Alla prossima assemblea, probabilmente lunedì 19, il segretario del Pd si presenterà con la proposta di avviare il percorso congressuale e di farlo coincidere con quello nazionale. Così si è espresso ieri sera il coordinamento. Non è scontato che così si pronuncerà anche l’assemblea. Intanto, si discute della proposta di Alberto Pacher: andare oltre il simbolo del Pd (Corriere del Trentino di domenica, ndr).
"Corriere del Trentino", 13 novembre 2018
Il segretario, Giuliano Muzio, è cauto, ma su diversi punti concorda con l’ex sindaco di Trento. «Pacher ha evidenziato la necessità di una svolta in tempi rapidi. È quello che sostengo anch’io, credo che noi non si possa rispondere alla fine del centrosinistra autonomista e alla conseguente sconfitta elettorale prendendo tempo, traccheggiando. Abbiamo bisogno di un segnale di discontinuità, di nuove proposte e di un nuovo schema di gioco. Poi — continua Muzio — dobbiamo certo anche decidere se orientarci verso un soggetto esclusivamente territoriale, o espressione del territorio ma anche inserito in un contesto politico nazionale ed europeo. Io sono per questa seconda opzione, mi vengono in mente i Verdi degli esordi, ma so che anche a livello nazionale nel Pd si sta ragionando di trasformare il partito in un soggetto federale». Solo alla fine di questo ragionamento, per Muzio si dovrà decidere se mantenere il simbolo del Pd o meno. «Dipende se nascerà un nuovo Pd, o un’altra cosa. Il simbolo non mi pare l’elemento più importante».
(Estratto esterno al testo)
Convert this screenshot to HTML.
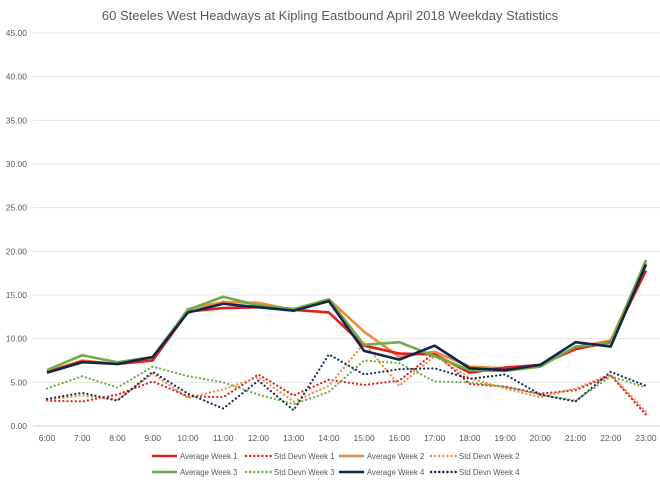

Una condivisione totale è, invece, quella che arriva dall’ex capogruppo, Alessio Manica. «La penso esattamente come Pacher. Dobbiamo dirci la verità: il Pd è nato per riuscire ad unire mondi diversi, ma non funziona. A questo aggiungiamo che il simbolo nazionale appare decisamente ammalorato. Più che rappresentare un elemento di fiducia, rappresenta ormai qualcosa di cui diffidare». Insomma per Manica è meglio voltare completamente pagina. «Credo che il Pd debba far tornare persone che si sono allontanate e non solo quelle, penso agli elettori di soggetti politici ormai ridotti al lumicino (Upt, ndr). Perché questo possa verificarsi — continua il consigliere — non possiamo partire da un’invarianza. Non possiamo dire “noi siamo il Pd, chi vuole ci segua” perché non ci seguirà nessuno». Manica, che da sempre sostiene la necessità di un soggetto politico autonomo da Roma, insiste anche sulla necessità di celebrare un congresso diverso da quello nazionale. «Se l’obiettivo è far nascere un soggetto nuovo, come possiamo farlo inserendoci nel dibattito nazionale? Non avrebbe senso». Di segno opposto l’opinione di Muzio. «Il nostro congresso si può celebrare nelle stesse date del nazionale senza che il dibattito ne venga appiattito. Il problema è anche molto pratico: con un congresso separato si va a settembre e, a parte la mia indisponibilità a restare fino a settembre, che non è un problema, verrebbe meno il senso dell’urgenza che ritengo imprescindibile».
Intanto, tra i dem si discute anche dell’opportunità che potrebbe offrirsi se, come sembra ancora possibile, alle europee si rivoterà non solo per il collegio di Maurizio Fugatti in Valsugana, ma anche per quello di Giulia Zanotelli a Trento. «Mi rendo conto che le nostre divisioni sono ancora fresche — osserva Manica — ma credo che dovremmo fare tutto il possibile per presentarci uniti. A marzo, Panizza perse per poco». Al momento, le ipotesi che circolano a tempo perso sono le solite: Ugo Rossi? Alessandro Olivi?